_Task brief_. Collect from the data below each line with "React".

_Recorded information_.
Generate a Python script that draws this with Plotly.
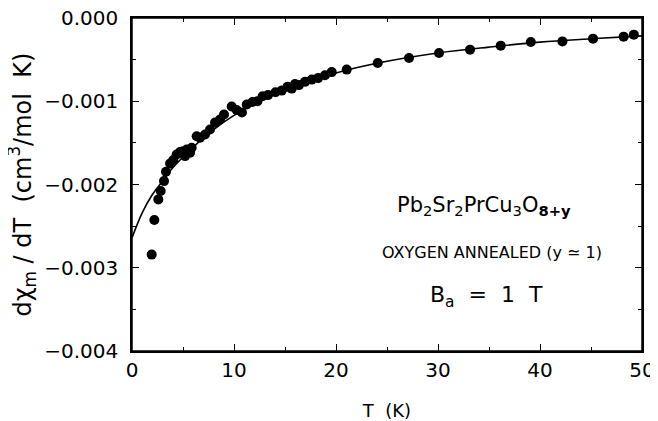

---

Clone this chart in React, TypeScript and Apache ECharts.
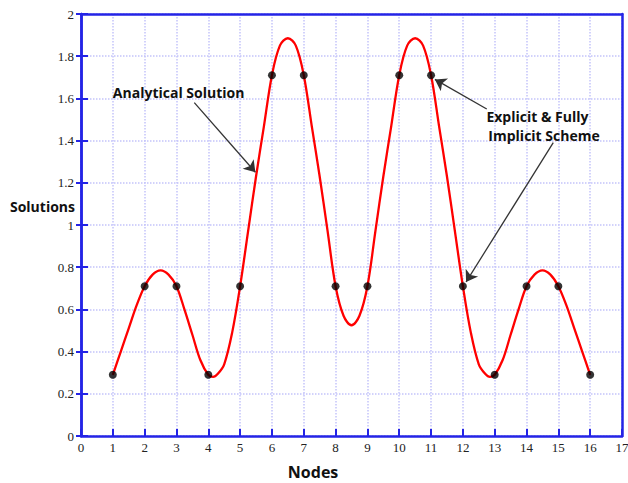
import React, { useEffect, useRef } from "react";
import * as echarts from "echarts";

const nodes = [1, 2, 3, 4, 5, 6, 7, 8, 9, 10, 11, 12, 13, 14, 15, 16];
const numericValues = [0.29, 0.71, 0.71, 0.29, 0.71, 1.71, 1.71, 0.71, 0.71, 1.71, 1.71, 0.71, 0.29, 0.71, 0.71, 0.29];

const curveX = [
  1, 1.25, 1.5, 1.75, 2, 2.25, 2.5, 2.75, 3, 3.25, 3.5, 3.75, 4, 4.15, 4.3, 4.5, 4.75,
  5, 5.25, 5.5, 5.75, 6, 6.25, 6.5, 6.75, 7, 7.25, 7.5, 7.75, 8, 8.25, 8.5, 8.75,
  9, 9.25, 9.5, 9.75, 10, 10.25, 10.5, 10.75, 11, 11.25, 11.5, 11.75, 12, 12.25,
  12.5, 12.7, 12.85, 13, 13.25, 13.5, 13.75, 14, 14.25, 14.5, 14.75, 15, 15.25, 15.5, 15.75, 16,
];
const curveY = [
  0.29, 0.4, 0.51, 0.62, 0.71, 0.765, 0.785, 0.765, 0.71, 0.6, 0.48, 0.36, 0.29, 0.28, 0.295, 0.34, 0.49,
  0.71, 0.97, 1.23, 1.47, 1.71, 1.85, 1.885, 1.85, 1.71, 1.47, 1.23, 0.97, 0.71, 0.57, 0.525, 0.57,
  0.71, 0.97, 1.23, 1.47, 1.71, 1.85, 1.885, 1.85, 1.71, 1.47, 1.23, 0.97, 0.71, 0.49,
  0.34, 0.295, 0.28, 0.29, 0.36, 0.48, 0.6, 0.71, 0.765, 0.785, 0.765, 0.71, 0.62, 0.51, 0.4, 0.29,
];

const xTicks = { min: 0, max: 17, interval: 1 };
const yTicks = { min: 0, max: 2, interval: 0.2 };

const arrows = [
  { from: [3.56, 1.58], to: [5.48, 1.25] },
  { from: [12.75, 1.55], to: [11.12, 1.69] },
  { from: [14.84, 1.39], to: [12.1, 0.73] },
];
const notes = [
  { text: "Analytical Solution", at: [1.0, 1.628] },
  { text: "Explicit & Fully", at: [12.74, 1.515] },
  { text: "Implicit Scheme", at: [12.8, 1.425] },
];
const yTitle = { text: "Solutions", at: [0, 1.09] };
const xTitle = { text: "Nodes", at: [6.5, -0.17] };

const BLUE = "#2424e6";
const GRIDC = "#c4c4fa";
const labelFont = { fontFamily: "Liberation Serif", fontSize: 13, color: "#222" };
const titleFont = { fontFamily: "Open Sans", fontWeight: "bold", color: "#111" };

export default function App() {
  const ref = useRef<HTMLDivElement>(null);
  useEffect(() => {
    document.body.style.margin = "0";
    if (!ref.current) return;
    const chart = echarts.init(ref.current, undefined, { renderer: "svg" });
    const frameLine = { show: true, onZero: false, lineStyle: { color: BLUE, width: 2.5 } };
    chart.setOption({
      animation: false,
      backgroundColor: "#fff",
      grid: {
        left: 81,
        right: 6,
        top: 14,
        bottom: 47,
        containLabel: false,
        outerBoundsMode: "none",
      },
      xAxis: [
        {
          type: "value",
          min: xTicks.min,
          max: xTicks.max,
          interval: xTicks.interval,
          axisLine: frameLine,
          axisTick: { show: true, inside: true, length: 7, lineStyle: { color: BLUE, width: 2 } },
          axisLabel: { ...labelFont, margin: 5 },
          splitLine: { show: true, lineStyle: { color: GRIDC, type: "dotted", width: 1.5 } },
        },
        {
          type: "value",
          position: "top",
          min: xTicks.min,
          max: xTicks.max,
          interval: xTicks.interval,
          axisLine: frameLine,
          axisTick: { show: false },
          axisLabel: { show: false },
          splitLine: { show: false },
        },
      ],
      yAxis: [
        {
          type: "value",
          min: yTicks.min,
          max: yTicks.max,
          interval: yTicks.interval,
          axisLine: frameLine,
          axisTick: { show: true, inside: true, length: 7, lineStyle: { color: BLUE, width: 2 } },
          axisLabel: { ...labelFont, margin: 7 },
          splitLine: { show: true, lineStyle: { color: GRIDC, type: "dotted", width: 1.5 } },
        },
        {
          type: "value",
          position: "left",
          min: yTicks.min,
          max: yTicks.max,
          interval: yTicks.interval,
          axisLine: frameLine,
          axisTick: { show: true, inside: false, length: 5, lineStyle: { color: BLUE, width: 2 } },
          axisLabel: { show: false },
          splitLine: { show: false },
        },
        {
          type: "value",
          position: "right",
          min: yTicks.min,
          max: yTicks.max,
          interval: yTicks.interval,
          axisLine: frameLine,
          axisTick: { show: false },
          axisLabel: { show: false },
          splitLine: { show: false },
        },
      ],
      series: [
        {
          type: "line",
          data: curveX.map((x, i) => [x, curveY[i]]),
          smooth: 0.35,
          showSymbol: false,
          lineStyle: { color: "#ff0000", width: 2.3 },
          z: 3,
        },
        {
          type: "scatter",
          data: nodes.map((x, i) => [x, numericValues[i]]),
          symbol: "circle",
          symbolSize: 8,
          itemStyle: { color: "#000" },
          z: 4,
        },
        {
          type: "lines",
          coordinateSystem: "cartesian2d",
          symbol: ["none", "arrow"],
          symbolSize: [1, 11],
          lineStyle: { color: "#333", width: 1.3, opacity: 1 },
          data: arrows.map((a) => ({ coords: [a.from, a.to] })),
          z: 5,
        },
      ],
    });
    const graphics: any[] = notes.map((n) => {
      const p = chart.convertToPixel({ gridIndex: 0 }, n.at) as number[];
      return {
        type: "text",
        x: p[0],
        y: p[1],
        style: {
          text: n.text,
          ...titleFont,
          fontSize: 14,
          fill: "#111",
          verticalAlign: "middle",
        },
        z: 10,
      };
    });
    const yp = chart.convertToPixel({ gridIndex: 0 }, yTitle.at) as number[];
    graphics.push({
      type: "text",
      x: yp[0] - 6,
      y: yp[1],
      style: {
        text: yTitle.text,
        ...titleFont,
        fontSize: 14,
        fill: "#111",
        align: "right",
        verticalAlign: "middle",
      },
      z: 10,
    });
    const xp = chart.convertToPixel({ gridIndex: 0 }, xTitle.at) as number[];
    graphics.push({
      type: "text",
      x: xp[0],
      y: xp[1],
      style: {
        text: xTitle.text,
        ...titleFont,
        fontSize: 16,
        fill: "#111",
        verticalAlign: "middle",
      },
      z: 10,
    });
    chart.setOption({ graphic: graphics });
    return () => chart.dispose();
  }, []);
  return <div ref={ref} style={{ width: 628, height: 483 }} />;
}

==

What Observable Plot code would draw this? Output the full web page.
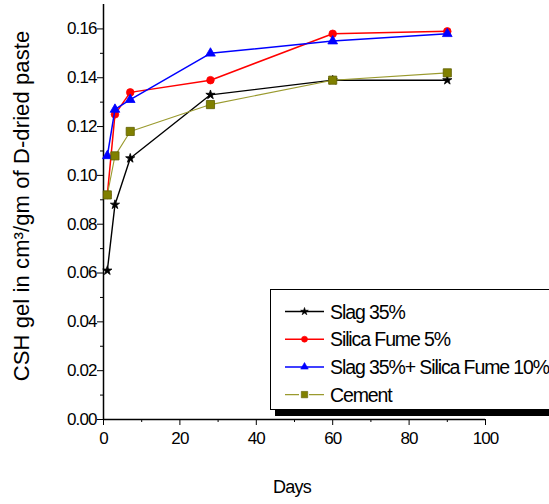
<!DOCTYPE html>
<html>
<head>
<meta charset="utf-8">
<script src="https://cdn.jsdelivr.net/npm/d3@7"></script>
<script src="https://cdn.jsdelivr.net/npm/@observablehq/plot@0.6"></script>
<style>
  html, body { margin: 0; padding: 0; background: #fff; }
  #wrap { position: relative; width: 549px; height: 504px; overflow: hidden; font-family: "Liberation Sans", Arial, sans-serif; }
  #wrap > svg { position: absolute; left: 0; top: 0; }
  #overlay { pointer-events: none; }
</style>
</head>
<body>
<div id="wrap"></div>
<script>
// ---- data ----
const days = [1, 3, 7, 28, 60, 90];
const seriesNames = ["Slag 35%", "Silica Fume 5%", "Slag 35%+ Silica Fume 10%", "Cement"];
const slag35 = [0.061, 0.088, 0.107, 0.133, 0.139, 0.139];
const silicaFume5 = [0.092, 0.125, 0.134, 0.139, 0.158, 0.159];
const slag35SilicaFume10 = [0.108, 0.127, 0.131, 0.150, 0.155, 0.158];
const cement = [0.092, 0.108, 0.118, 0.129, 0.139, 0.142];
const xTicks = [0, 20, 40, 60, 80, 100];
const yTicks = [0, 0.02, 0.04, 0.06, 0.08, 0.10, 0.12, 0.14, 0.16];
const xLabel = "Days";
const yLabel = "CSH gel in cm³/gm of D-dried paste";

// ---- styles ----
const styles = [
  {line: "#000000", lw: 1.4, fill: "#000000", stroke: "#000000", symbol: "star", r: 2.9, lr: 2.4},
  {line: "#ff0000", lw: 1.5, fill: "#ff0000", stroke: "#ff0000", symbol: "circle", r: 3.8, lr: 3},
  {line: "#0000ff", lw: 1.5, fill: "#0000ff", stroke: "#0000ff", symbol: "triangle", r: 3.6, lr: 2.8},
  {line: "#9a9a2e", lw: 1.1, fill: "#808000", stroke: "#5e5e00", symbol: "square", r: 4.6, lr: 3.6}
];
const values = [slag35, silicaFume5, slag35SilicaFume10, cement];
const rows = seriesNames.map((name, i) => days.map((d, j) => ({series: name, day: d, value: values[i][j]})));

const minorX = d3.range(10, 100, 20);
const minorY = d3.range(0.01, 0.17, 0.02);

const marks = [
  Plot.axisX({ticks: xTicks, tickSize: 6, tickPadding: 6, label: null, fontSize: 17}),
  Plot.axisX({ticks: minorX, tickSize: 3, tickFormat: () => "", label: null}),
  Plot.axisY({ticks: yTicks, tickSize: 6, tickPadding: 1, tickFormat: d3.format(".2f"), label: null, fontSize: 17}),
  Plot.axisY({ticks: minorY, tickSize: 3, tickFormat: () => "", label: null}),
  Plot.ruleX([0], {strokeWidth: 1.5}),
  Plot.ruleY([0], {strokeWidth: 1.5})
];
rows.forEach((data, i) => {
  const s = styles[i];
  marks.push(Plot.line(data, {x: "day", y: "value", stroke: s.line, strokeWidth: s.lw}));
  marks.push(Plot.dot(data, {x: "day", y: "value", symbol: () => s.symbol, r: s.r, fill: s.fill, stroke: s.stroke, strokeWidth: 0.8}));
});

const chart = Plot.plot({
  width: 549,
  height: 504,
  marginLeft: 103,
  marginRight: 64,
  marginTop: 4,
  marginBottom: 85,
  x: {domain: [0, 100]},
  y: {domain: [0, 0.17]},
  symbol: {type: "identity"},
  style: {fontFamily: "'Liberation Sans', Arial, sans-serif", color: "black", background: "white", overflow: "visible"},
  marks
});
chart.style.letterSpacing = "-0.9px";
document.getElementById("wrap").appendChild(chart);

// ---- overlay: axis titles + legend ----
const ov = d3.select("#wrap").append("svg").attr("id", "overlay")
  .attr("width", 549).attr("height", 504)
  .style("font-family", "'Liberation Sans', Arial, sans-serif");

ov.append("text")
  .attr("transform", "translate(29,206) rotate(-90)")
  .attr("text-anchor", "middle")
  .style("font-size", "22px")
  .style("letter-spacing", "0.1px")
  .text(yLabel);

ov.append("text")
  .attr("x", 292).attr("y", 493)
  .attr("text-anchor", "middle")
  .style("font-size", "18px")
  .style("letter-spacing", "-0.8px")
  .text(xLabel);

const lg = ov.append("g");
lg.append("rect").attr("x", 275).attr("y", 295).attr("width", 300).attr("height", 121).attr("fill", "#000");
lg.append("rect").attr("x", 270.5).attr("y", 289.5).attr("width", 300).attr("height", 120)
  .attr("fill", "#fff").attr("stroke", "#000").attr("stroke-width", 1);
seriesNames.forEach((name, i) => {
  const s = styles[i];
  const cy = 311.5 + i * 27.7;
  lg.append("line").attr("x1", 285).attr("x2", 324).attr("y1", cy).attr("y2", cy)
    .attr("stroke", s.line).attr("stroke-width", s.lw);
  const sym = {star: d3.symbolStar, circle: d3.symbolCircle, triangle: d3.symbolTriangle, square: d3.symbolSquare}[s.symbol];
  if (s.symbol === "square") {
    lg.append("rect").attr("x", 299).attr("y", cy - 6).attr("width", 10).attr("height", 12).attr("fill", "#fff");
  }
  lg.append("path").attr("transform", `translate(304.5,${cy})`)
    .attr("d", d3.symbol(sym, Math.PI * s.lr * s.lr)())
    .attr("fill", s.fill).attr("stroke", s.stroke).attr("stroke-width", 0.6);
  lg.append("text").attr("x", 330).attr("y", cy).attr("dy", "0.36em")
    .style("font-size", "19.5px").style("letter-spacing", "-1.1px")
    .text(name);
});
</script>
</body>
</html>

_Reply to the exercise_.
Clone this chart in React, TypeScript and Apache ECharts.
import React, { useEffect, useRef } from "react";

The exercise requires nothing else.